А вот всю остальную интеллектуальную деятельность обозначим как думание. Всю остальную, то есть когда ум выходит на передний план, когда он начинает порождать соображение за соображением, делать выводы из выводов ради того, чтобы появились очередные выводы, в общем, когда, начавшись как реакция на, казалось бы, внешний стимул, думание начинает порождать новые стимулы, чтобы реагировать уже на них, продлевая себя на как можно более долгое время. Сюда, например, входят наши раздумья, которым мы предаемся в свободную минуту, пока едем куда-то на общественном транспорте, или пока прогуливаемся в одиночестве, либо пока делаем что-то простое, механическое, скажем, готовим еду, убираемся дома, тем более пока лежим на диване после обеда (если, конечно, не задремлем). Непосредственные задачи более или менее решены, мы можем, что называется, просто быть, а наш ум может отдыхать, но вместо этого он разгоняет себя до высоких мощностей, припоминая нам, что вчера кто-то на нас нехорошо посмотрел, или что болезненное ощущение в спине может быть признаком тяжелейшей болезни, или что нет полной ясности, куда выбранный тобой путь приведет тебя через десять либо двадцать лет, и т. п.
Согласно еще одному базовому представлению той культурной матрицы, в которой мы находимся, думать – это трудно, а не думать – просто. Но так ли это? На самом деле нас все подталкивает к тому, чтобы думать. Работа, социальный статус, личная жизнь, здоровье, быт, новости, чье-то неожиданное мнение… Перечислять можно бесконечно. Поводы для думания есть всегда. А вот для того, чтобы не думать… для того, чтобы не думать, поводов у смертного человека практически нет. Стало быть, что легче, думать или не думать? Конечно же, думать.
Поводов задуматься такое множество, что мы даже не замечаем, как проваливаемся в думание (обратим внимание, что под проваливанием в данном случае подразумевается именно провал, фиаско). По сути, мы думаем безотчетно и постоянно. Между стимулом для думания и самим думанием нет сколько-нибудь очевидного зазора. Случился стимул – случилась реакция. Кстати, что собой представляют эти поводы? Ту или иную проблему. Думая, мы решаем проблемы. А что есть проблема, как не повод для беспокойства? Соответственно, приглашение к думанию есть приглашение к беспокойству. Выражаясь иначе, чтобы начать думать, мы вынуждены покинуть состояние покоя. Из (нутри) состояния покоя думать невозможно.
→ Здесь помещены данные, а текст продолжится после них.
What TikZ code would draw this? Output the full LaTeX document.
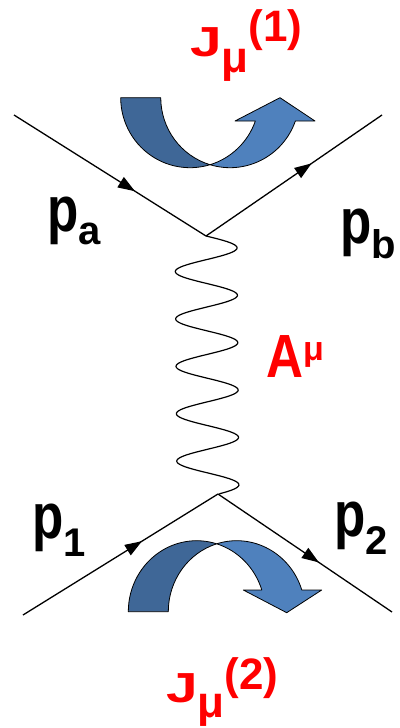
\documentclass[tikz,border=0pt]{standalone}
\usepackage{fontspec}
\setmainfont{Liberation Sans}
\usepackage{tikz}
\usetikzlibrary{arrows.meta,decorations.markings}
\definecolor{currentred}{HTML}{FF0000}
\definecolor{banddark}{HTML}{3F6797}
\definecolor{bandlight}{HTML}{4F81BD}
\newcommand{\fsize}[1]{\fontsize{#1}{#1}\selectfont}

\begin{document}
\begin{tikzpicture}[x=1pt, y=-1pt,
  fermion/.style={line width=1.3pt, postaction={decorate},
    decoration={markings, mark=at position #1 with {\arrow{Triangle[length=17pt,width=12pt]}}}},
  photon/.style={line width=1.2pt},
  band/.style={draw=black, line width=0.8pt, line join=round},
  plabel/.style={inner sep=0pt, anchor=base west, font=\bfseries},
  jlabel/.style={inner sep=0pt, anchor=base west, font=\bfseries, text=currentred}]
  \useasboundingbox (0,0) rectangle (399,728);

  % vertices and free ends
  \coordinate (va) at (206,236);
  \coordinate (vb) at (218,494);
  \coordinate (ina) at (14,115);
  \coordinate (outb) at (382,115);
  \coordinate (in1) at (23,615);
  \coordinate (out2) at (392,612);

  % current arrow, top
  \filldraw[band, fill=banddark] (120.7,97.7) arc[start angle=180, end angle=73.2, x radius=69.3, y radius=70]
    arc[start angle=106.8, end angle=180, x radius=69.3, y radius=70] -- cycle;
  \filldraw[band, fill=bandlight] (210,164.7) arc[start angle=106.8, end angle=19.45, x radius=69.3, y radius=70]
    -- (315,121) -- (280,97.7) -- (235,121) -- (255.35,121)
    arc[start angle=19.45, end angle=73.2, x radius=69.3, y radius=70] -- cycle;

  % current arrow, bottom
  \filldraw[band, fill=banddark] (128.3,611.7) arc[start angle=180, end angle=287, x radius=68.4, y radius=71]
    arc[start angle=253, end angle=180, x radius=68.4, y radius=71] -- cycle;
  \filldraw[band, fill=bandlight] (216.7,543.8) arc[start angle=253, end angle=342.2, x radius=68.4, y radius=71]
    -- (321.7,590) -- (286.7,612.7) -- (243.3,590) -- (261.8,590)
    arc[start angle=342.2, end angle=287, x radius=68.4, y radius=71] -- cycle;

  % fermion lines
  \draw[fermion=0.63] (ina) -- (va);
  \draw[fermion=0.6] (va) -- (outb);
  \draw[fermion=0.61] (in1) -- (vb);
  \draw[fermion=0.58] (vb) -- (out2);

  % photon
  \draw[photon] plot[domain=0:1, samples=240, smooth] ({206+2*\x+31*sin(1960*\x)}, {236+258*\x});

  % labels
  \node[plabel] (pa) at (47,231) {\fsize{64}\scalebox{0.8}[1]{p}\raisebox{-13pt}{\fsize{40}a}};
  \node[plabel] (pb) at (340,243) {\fsize{64}\scalebox{0.8}[1]{p}\raisebox{-15pt}{\fsize{40}b}};
  \node[plabel] (p1) at (32,538) {\fsize{64}\scalebox{0.8}[1]{p}\raisebox{-18pt}{\fsize{40}1}};
  \node[plabel] (p2) at (334,536) {\fsize{64}\scalebox{0.8}[1]{p}\raisebox{-18pt}{\fsize{40}2}};
  \node[jlabel] (J1) at (190,56) {\fsize{42}\scalebox{1.35}[1]{J}\raisebox{-16pt}{\fsize{44}μ}\raisebox{14pt}{\fsize{44}(1)}};
  \node[jlabel] (J2) at (166,702) {\fsize{42}\scalebox{1.35}[1]{J}\raisebox{-15pt}{\fsize{44}μ}\raisebox{13pt}{\fsize{44}(2)}};
  \node[jlabel] (A) at (266,377) {\fsize{61}\scalebox{0.84}[1]{A}\raisebox{17pt}{\fsize{34}μ}};
\end{tikzpicture}
\end{document}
А ведь состояние покоя – это довольно-таки неплохое, органичное состояние. Лично мне, например, оно дорого. Я бы хотел находиться в нем как можно дольше и чаще. Равновесие, баланс, гармония – вот что такое покой другими словами. Стоит ли этим состоянием жертвовать? Или у нас нет выбора? Ведь, казалось бы, если не решать, не обдумывать многочисленные проблемы, они будут копиться и в итоге накроют нас с головой.
Мы склонны видеть в уме инструмент для решения задач, хотя, прежде чем решать задачу, он сперва ее создает. Интеллект берет нечто и проблематизирует его, то есть превращает в проблему или задачу, а потом начинает ее решать. Здесь, правда, возникают языковые сложности, потому что «взять нечто» означает взять его именно как проблему. Само выделение чего-то уже представляет собой его проблематизацию.
В преодолении препон, созданных не интеллектом, последний участвует как нечто вспомогательное, не главенствующее. С реальными препятствиями и сложностями он встречается по касательной, в десятую очередь. Они ему малоинтересны, поскольку здесь особо не на чем развернуться. От реальной проблемы ему достаются крохи, остальное «перерабатывается» без его участия.